A lot of Artificial Intelligence and Machine Learning works were presented. Which came like a glove for one of my future research directions. I have almost no background in A.I. and M.L. but attending all these presentations I got a pretty good idea about what I can and should do next in this field.

Many papers presented their case studies in digitization, mostly on monuments. Mario Santana’s team and collaborators had a bunch of presentations with complex case studies in different parts of the world.

Francesco Fassi made in his keynote speech a radiography (I don’t know if that was his intent) of the evolution of digital photogrammetry in the last 11 years. He presented their work on the digitization of the Cathedral in Milan (Duomo di Milano).

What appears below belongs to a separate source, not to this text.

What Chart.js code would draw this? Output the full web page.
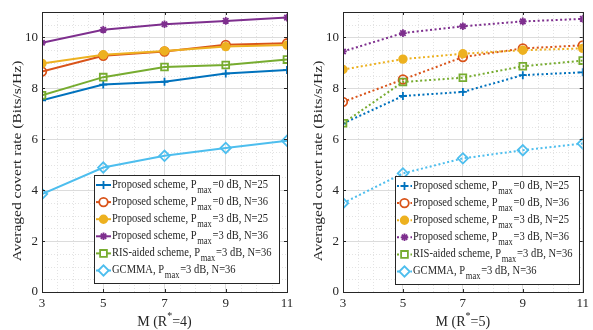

They started with digital photogrammetry that was manually drawn and processed and ended up 11 years later with the current automated SfM algorithms in programs like Metashape or Reality Capture. Tremendous work, life-changing experience over there. Everybody was impressed.

Speaking of Reality Capture, which were also one of the sponsors of the conference, most of the researchers presented results with Metashape and actually I don’t recall anything with RC. I’m sure there were some, but I didn’t see. Another surprise to me was that 3DFlow Zephyr was also never mentioned …


As I said at the beginning, this conference was a great experience for me. From what I’ve talked and felt from my new acquaintances, everybody felt the same. Very important and interesting contributions, helpful discussions and a generally friendly and inclusive atmosphere. A big hint is the increasing number of papers in AI and ML usage for Cultural Heritage. At least I know I was going to tackle this anyway, so, can’t wait for the future!

A big thanks for the organizers and everyone involved and responsible for every little detail of this great event!

For image gallery, detailed program and other information regarding this conference please visit their website: https://www.cipa2019.org/

Peace and love!

A tired and shaky selfie after the Gala Dinner and the usual stuff to accompany you at such events.